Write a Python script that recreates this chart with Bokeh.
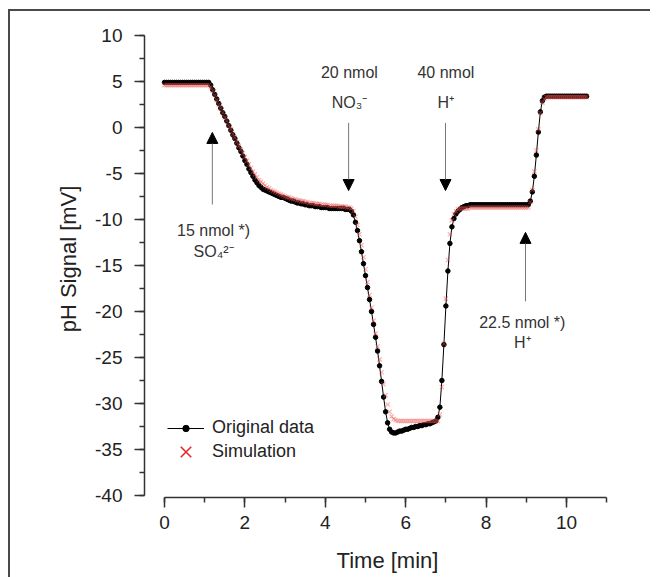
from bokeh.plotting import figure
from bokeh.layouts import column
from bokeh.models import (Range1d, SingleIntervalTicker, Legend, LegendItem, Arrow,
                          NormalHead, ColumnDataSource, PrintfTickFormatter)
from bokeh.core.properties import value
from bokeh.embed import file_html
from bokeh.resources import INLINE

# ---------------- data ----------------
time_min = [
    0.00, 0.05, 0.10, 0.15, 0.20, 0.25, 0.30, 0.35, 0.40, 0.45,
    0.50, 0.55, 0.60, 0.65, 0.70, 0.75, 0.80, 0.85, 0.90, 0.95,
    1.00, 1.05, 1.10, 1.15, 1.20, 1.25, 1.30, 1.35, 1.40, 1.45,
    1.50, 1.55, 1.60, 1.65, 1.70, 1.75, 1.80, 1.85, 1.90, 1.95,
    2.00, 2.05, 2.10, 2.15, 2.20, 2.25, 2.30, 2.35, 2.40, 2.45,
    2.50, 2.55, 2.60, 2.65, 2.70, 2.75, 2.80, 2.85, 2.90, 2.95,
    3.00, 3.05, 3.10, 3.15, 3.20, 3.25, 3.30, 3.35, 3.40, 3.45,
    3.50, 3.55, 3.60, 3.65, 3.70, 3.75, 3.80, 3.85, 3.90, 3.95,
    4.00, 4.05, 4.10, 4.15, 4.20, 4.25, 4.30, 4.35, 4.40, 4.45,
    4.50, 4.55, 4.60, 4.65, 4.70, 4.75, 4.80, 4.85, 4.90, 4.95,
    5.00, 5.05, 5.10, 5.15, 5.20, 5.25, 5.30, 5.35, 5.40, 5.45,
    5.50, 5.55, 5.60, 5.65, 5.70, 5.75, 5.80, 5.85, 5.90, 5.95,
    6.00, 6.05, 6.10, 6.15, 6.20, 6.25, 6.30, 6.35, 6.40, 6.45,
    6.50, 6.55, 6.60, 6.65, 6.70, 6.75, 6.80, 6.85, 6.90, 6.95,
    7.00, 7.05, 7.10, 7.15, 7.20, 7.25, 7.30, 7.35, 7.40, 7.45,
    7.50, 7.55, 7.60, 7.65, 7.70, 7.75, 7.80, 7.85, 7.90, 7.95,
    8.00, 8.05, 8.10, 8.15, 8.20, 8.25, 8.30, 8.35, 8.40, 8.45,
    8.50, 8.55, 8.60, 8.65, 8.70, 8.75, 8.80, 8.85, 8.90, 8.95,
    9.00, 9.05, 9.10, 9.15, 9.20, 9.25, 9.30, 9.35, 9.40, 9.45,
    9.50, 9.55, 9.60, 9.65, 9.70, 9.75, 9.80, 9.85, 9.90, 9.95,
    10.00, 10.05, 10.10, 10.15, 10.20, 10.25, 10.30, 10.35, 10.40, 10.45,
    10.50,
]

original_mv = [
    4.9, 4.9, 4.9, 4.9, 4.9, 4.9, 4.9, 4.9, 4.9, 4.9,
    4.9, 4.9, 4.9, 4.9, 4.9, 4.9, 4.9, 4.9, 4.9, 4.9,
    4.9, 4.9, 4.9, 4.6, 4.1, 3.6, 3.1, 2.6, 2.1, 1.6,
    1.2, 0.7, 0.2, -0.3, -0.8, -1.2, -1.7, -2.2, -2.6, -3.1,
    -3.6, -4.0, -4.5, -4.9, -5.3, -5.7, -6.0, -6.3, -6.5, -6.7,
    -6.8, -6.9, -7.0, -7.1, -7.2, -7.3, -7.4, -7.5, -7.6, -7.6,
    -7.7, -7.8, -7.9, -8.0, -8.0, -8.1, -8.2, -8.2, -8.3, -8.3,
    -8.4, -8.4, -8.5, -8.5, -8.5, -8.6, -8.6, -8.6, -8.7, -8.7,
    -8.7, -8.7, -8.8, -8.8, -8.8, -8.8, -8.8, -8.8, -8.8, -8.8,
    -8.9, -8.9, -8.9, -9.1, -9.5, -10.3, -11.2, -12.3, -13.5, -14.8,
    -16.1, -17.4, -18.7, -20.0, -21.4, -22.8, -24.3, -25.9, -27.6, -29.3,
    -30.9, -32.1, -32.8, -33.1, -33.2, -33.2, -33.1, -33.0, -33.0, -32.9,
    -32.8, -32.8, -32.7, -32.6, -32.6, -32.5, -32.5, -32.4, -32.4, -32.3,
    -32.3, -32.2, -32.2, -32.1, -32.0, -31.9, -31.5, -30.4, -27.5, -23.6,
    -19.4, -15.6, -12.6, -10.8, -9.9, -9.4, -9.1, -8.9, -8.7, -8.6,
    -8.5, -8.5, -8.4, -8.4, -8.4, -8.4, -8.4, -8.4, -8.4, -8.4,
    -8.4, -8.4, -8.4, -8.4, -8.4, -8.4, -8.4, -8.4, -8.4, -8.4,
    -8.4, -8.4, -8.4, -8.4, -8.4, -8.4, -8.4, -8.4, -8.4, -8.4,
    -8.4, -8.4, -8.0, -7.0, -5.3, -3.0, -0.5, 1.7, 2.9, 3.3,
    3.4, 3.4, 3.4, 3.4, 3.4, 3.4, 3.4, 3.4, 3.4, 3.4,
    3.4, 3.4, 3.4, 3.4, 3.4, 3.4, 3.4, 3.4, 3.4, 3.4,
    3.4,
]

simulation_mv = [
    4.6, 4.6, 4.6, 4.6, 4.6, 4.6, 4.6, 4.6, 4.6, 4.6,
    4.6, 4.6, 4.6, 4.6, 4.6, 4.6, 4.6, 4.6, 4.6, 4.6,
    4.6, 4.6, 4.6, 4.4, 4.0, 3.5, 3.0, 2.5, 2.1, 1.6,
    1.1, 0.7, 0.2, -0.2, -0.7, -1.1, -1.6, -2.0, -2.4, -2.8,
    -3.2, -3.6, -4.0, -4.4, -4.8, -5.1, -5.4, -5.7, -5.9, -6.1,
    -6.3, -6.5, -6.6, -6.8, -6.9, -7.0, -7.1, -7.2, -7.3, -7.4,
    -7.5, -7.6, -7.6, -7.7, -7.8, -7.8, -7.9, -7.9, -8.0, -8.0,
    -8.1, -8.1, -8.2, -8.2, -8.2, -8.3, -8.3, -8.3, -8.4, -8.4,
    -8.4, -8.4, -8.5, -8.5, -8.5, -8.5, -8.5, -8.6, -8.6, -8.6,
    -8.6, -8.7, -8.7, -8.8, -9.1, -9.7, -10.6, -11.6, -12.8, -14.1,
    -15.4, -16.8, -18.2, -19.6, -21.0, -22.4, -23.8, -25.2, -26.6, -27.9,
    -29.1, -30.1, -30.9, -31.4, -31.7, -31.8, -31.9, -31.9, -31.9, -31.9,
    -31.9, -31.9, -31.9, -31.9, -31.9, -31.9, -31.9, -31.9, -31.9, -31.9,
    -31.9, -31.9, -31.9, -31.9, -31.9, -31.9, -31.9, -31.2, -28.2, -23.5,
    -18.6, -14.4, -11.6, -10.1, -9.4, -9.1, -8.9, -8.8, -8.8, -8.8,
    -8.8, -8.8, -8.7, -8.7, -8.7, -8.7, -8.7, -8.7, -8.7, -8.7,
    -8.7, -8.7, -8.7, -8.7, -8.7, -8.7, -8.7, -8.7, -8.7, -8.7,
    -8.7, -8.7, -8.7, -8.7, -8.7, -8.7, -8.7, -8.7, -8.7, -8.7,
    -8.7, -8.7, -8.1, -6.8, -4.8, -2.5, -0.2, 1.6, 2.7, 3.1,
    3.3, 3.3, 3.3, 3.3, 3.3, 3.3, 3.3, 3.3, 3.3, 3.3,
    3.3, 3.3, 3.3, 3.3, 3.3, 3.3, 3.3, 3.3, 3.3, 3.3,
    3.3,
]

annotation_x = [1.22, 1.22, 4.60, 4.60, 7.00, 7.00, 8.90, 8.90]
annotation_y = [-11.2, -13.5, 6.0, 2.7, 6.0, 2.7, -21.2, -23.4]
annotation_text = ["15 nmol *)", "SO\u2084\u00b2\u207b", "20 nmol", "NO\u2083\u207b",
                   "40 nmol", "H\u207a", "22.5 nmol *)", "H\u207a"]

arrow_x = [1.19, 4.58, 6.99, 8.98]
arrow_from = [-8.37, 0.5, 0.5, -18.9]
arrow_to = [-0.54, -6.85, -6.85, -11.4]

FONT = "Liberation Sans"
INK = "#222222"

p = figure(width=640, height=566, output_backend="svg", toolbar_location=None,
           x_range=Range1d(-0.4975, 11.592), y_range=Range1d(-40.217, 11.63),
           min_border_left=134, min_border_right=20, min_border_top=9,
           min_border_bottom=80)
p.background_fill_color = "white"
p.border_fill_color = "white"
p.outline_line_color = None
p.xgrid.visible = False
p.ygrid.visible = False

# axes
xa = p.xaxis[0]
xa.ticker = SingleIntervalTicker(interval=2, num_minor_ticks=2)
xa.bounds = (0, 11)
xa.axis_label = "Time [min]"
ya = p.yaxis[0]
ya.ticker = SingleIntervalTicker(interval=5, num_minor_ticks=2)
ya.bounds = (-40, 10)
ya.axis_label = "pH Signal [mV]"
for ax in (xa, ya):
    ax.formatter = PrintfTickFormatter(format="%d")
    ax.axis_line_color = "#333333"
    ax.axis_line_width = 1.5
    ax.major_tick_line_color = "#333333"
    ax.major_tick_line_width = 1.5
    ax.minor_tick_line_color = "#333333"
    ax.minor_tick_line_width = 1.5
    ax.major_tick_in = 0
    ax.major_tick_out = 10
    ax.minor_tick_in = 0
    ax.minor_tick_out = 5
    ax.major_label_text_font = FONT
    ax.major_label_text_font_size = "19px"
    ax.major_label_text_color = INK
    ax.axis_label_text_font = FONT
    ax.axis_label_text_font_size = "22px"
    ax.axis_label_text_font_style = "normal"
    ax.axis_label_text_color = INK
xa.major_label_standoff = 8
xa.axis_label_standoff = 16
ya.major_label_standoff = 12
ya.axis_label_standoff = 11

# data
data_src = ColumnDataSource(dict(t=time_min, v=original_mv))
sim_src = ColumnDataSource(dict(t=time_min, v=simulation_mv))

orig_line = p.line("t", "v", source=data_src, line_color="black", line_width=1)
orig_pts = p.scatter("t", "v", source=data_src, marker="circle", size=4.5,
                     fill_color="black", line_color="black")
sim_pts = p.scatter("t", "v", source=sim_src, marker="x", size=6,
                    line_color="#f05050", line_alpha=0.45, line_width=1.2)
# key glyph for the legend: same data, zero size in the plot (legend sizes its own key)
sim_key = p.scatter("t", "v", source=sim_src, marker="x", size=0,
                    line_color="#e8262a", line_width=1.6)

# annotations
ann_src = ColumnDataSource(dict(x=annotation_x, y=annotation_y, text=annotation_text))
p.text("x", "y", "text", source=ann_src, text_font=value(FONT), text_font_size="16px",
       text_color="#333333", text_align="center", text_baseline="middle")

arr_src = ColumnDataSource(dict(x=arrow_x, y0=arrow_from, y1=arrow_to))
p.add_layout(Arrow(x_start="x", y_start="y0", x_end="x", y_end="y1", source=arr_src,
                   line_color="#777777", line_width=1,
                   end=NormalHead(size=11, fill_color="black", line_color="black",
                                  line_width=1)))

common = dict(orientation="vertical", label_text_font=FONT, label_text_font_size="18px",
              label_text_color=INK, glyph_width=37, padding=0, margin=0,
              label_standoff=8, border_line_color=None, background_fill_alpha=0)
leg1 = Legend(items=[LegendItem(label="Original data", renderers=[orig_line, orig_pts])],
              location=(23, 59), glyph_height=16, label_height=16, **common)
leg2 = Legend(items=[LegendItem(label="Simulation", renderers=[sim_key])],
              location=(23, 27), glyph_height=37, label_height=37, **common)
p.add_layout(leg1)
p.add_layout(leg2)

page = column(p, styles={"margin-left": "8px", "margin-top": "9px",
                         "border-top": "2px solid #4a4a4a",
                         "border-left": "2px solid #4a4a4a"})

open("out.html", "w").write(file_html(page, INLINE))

Directive
Give again, exactly, the lines from the start of the data through the one holding "from bokeh.resources import INLINE"; omit the pictures.

Complete answer
Write a Python script that recreates this chart with Bokeh.
from bokeh.plotting import figure
from bokeh.layouts import column
from bokeh.models import (Range1d, SingleIntervalTicker, Legend, LegendItem, Arrow,
                          NormalHead, ColumnDataSource, PrintfTickFormatter)
from bokeh.core.properties import value
from bokeh.embed import file_html
from bokeh.resources import INLINE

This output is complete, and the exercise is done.